- IATA: none; ICAO: none; FAA LID: 10C;

Summary
- Location: Wonder Lake, Illinois, U.S.
- Elevation AMSL: 875 ft / 267 m
- Coordinates: 42°24′10.4″N 88°22′30.4″W﻿ / ﻿42.402889°N 88.375111°W

Map
- Galt Field Galt Field

Runways
| Direction | Length |  | Surface |
| ft | m |
| 9/27 | 2,802 | 854 | Asphalt |
| 18/36 | 2,141 | 653 | Turf |

Statistics (2019)
- Aircraft movements: 40,000
- Based Aircraft: 32

= Galt Field =

Airport in Wonder Lake, McHenry County, Illinois

Galt Field is a small, privately owned, public-use airport located in McHenry County, Illinois, United States. It is located about 1 mile (1.6 km) north of the village of Wonder Lake, Illinois.
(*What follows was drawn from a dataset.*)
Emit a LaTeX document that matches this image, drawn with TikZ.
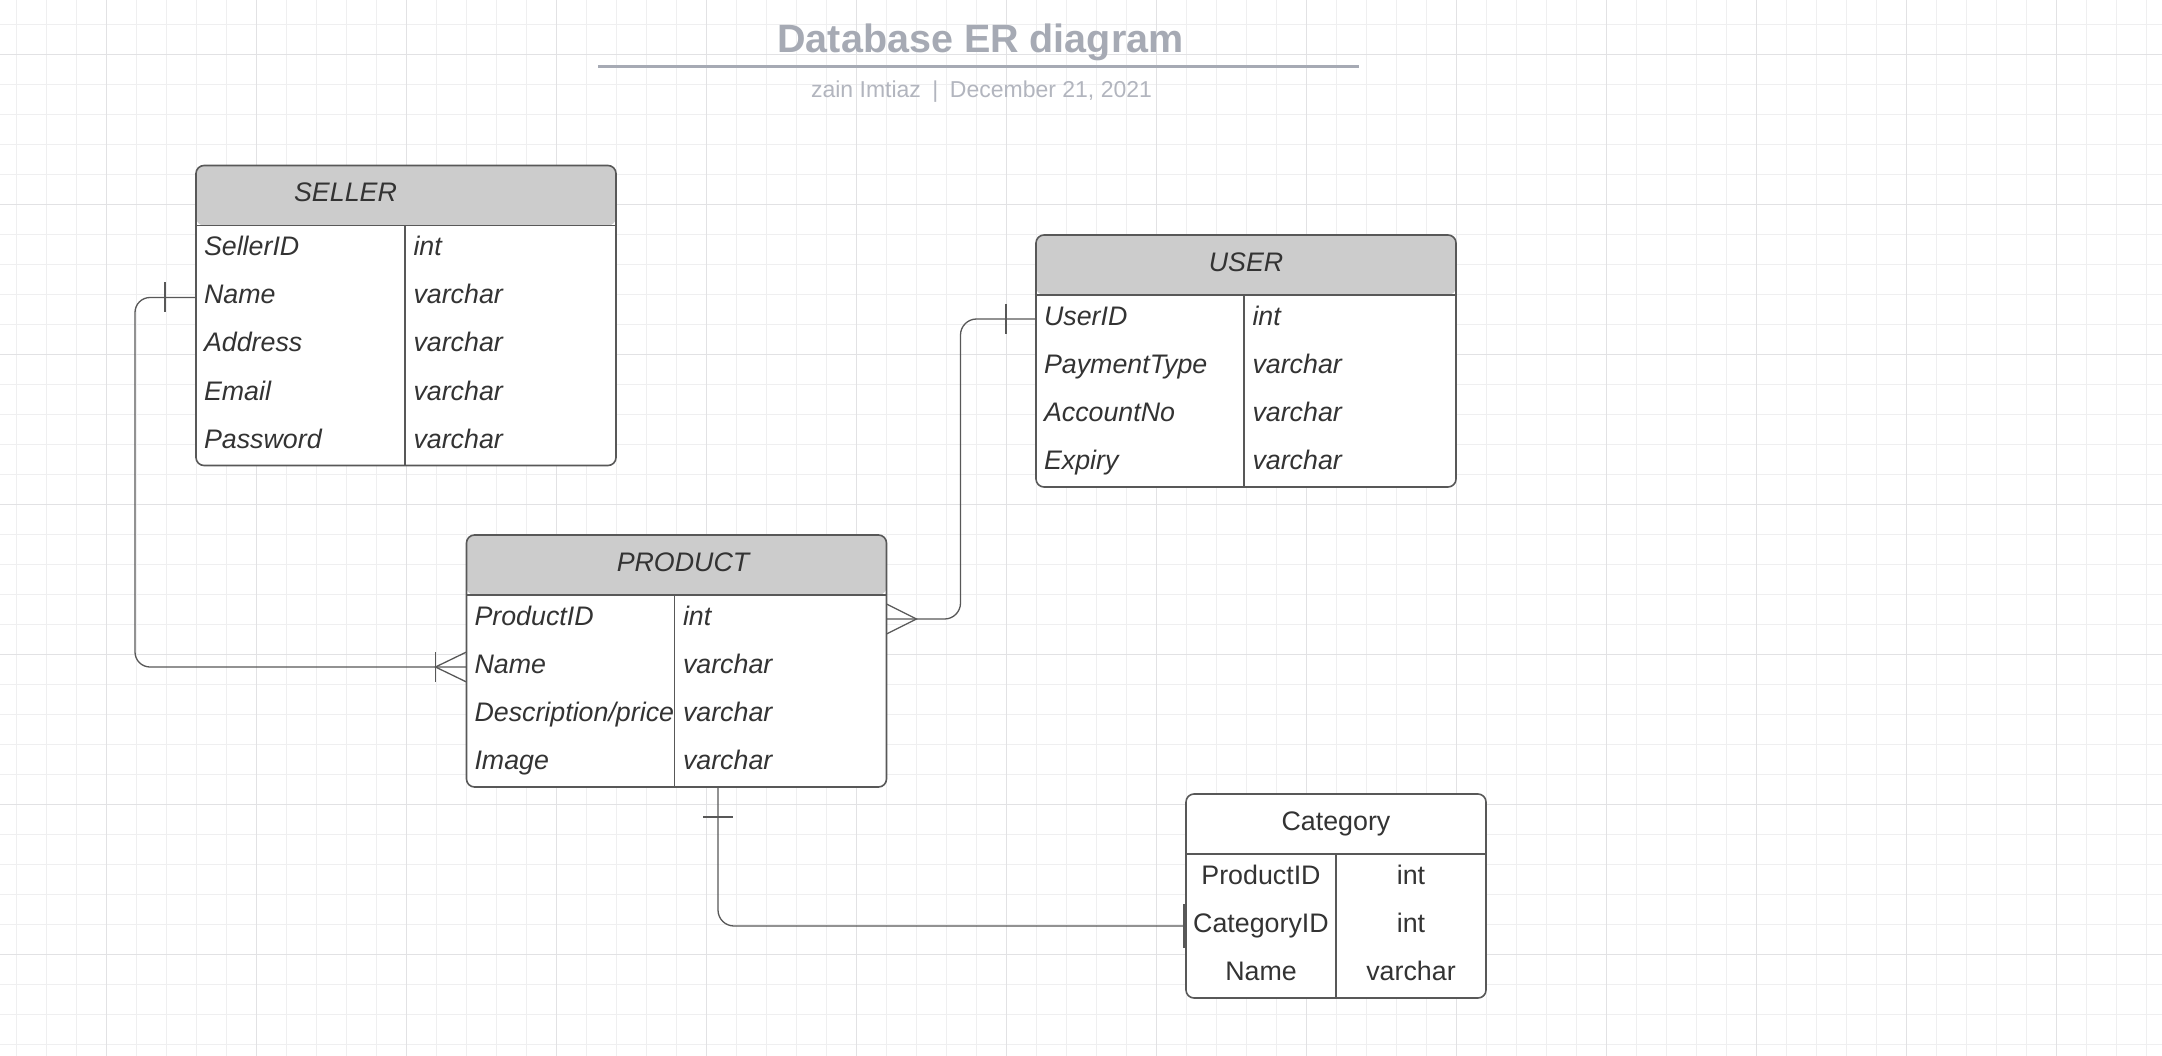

== Facilities and aircraft ==
The airport has two runways: Runway 9/27, which is 2802 x 36 ft (854 x 11 m) and made of asphalt, and Runway 18/36, which is 2141 x 125 ft (653 x 38 m) and made of turf. The airport primarily serves general aviation, and for the 12-month period ending May 31, 2019, the airport averaged 110 operations per day, or about 40,150 per year. There were 32 aircraft based on the airport during that period, which included 30 single-engine and 2 multi-engine airplanes.
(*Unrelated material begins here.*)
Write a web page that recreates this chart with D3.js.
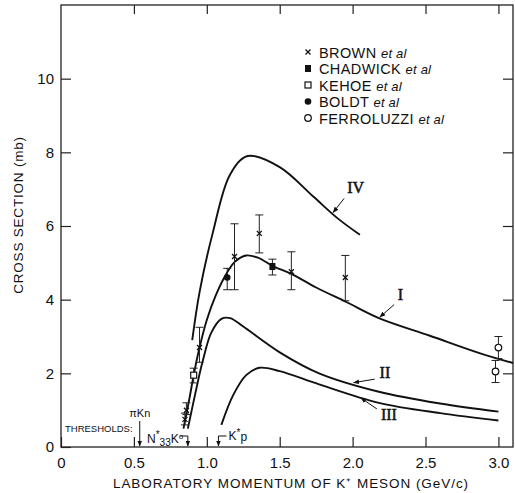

The airport has a fixed-base operator that sells fuel and offers basic amenities and services.

The airport is also home to EAA Chapter 932, and it offers a variety of services to its tenants. The airport features an aircraft maintenance shop, hosts ground-school classes for prospective pilots, and offers a fishing pond and fire pit for hangar tenant use.
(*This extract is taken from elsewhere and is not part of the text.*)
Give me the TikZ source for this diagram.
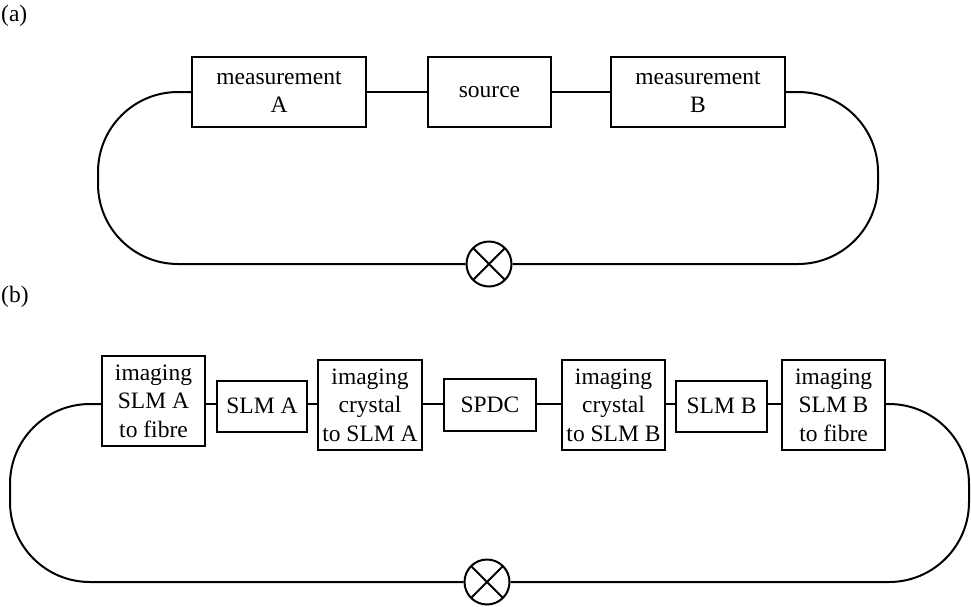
\documentclass[tikz,border=0pt]{standalone}
\usepackage{fontspec}
\setmainfont{Liberation Serif}
\begin{document}
\begin{tikzpicture}[x=1pt,y=-1pt,
  every node/.style={font=\fontsize{23.5}{28.5}\selectfont},
  blk/.style={draw,line width=2pt,inner sep=0pt,align=center,minimum height=#1},
  blk/.default=70,
  wire/.style={line width=2pt},
  det/.style={draw,circle,line width=2pt,minimum size=45pt,inner sep=0pt,
    path picture={\draw[line width=2pt] (path picture bounding box.north west) -- (path picture bounding box.south east)
      (path picture bounding box.north east) -- (path picture bounding box.south west);}},
  lbl/.style={anchor=west,inner sep=0pt}]
\useasboundingbox (0,0) rectangle (971,606);
% panel (a)
\node[lbl] (la) at (1,16) {(a)};
\node[blk,minimum width=174pt] (mA) at (279,92) {measurement\\A};
\node[blk,minimum width=123pt] (src) at (489.5,92) {source};
\node[blk,minimum width=174pt] (mB) at (698,92) {measurement\\B};
\node[det] (ca) at (489,264) {};
\draw[wire] (mA) -- (src);
\draw[wire] (src) -- (mB);
\coordinate (aL1) at (98,92);
\coordinate (aL2) at (98,264);
\coordinate (aR1) at (878,92);
\coordinate (aR2) at (878,264);
\draw[wire,rounded corners=80pt] (mA.west) -- (aL1) -- (aL2) -- (ca.west);
\draw[wire,rounded corners=80pt] (mB.east) -- (aR1) -- (aR2) -- (ca.east);
% panel (b)
\node[lbl] (lb) at (1,297) {(b)};
\node[blk=90pt,minimum width=103pt] (b1) at (153.5,401) {imaging\\SLM A\\to fibre};
\node[blk=51pt,minimum width=90pt] (b2) at (262,406) {SLM A};
\node[blk=90pt,minimum width=104pt] (b3) at (370,405) {imaging\\crystal\\to SLM A};
\node[blk=52pt,minimum width=92pt] (b4) at (490,405) {SPDC};
\node[blk=90pt,minimum width=103pt] (b5) at (613.5,405) {imaging\\crystal\\to SLM B};
\node[blk=51pt,minimum width=91pt] (b6) at (721.5,406) {SLM B};
\node[blk=90pt,minimum width=103pt] (b7) at (833.5,405) {imaging\\SLM B\\to fibre};
\node[det] (cb) at (487,582) {};
\coordinate (y0) at (0,404);
\draw[wire] (b1.east |- y0) -- (b2.west |- y0);
\draw[wire] (b2.east |- y0) -- (b3.west |- y0);
\draw[wire] (b3.east |- y0) -- (b4.west |- y0);
\draw[wire] (b4.east |- y0) -- (b5.west |- y0);
\draw[wire] (b5.east |- y0) -- (b6.west |- y0);
\draw[wire] (b6.east |- y0) -- (b7.west |- y0);
\coordinate (bL1) at (10,404);
\coordinate (bL2) at (10,582);
\coordinate (bR1) at (969,404);
\coordinate (bR2) at (969,582);
\draw[wire,rounded corners=80pt] (b1.west |- y0) -- (bL1) -- (bL2) -- (cb.west);
\draw[wire,rounded corners=80pt] (b7.east |- y0) -- (bR1) -- (bR2) -- (cb.east);
\end{tikzpicture}
\end{document}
== Accidents and incidents ==

- On November 25, 2022, an aerobatic Extra EA-300LC piloted by the owner of Galt Field crashed a quarter-mile east of the airport against a tree, off the departure end of runway 9. In February 2023, an investigation into the cause of the crash was ongoing. The NTSB issued a final report December 2024.